Charts and diagrams as code
[start]

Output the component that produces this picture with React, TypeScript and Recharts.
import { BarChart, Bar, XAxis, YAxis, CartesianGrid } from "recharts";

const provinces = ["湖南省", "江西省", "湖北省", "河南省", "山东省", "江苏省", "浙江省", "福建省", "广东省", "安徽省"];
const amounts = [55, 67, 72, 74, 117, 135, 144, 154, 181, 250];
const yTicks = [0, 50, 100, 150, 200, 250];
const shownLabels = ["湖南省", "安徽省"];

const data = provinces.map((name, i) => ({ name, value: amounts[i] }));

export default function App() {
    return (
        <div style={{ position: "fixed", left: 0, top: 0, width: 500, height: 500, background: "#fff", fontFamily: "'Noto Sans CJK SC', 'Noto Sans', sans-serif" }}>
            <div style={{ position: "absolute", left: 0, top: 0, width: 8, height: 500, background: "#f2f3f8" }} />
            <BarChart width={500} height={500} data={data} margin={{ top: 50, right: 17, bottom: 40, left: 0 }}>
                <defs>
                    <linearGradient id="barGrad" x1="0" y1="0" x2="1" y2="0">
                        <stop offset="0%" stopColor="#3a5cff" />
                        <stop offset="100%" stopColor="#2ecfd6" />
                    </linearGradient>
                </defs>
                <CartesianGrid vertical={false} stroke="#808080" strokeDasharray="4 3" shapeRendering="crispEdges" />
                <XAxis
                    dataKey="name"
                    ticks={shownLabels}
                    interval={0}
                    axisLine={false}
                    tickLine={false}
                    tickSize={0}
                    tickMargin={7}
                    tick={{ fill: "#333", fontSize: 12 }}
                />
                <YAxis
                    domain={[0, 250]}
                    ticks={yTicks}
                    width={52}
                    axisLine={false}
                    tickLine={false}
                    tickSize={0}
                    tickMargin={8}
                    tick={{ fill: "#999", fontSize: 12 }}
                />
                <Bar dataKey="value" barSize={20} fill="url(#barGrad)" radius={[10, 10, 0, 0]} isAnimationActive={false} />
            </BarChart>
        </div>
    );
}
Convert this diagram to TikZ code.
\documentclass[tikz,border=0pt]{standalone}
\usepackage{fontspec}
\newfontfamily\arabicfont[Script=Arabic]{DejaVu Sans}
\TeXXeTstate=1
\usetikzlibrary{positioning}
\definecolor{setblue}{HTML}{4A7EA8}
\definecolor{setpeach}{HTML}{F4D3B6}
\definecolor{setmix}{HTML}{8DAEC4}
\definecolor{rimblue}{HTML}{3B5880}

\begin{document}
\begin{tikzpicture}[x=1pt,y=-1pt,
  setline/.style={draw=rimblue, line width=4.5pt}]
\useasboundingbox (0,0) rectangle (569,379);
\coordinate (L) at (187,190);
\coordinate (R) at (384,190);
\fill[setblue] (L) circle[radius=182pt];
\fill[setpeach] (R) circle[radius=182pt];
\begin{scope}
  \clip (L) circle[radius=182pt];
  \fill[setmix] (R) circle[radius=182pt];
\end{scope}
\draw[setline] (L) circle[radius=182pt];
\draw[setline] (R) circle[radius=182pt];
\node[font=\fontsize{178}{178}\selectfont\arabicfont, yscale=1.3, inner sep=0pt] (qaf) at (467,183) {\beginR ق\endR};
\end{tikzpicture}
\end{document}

[end]

GIVEN EXERCISE
Lines from the records above that hold "this" are the ones to list.

FULL OUTPUT
Output the component that produces this picture with React, TypeScript and Recharts.
Convert this diagram to TikZ code.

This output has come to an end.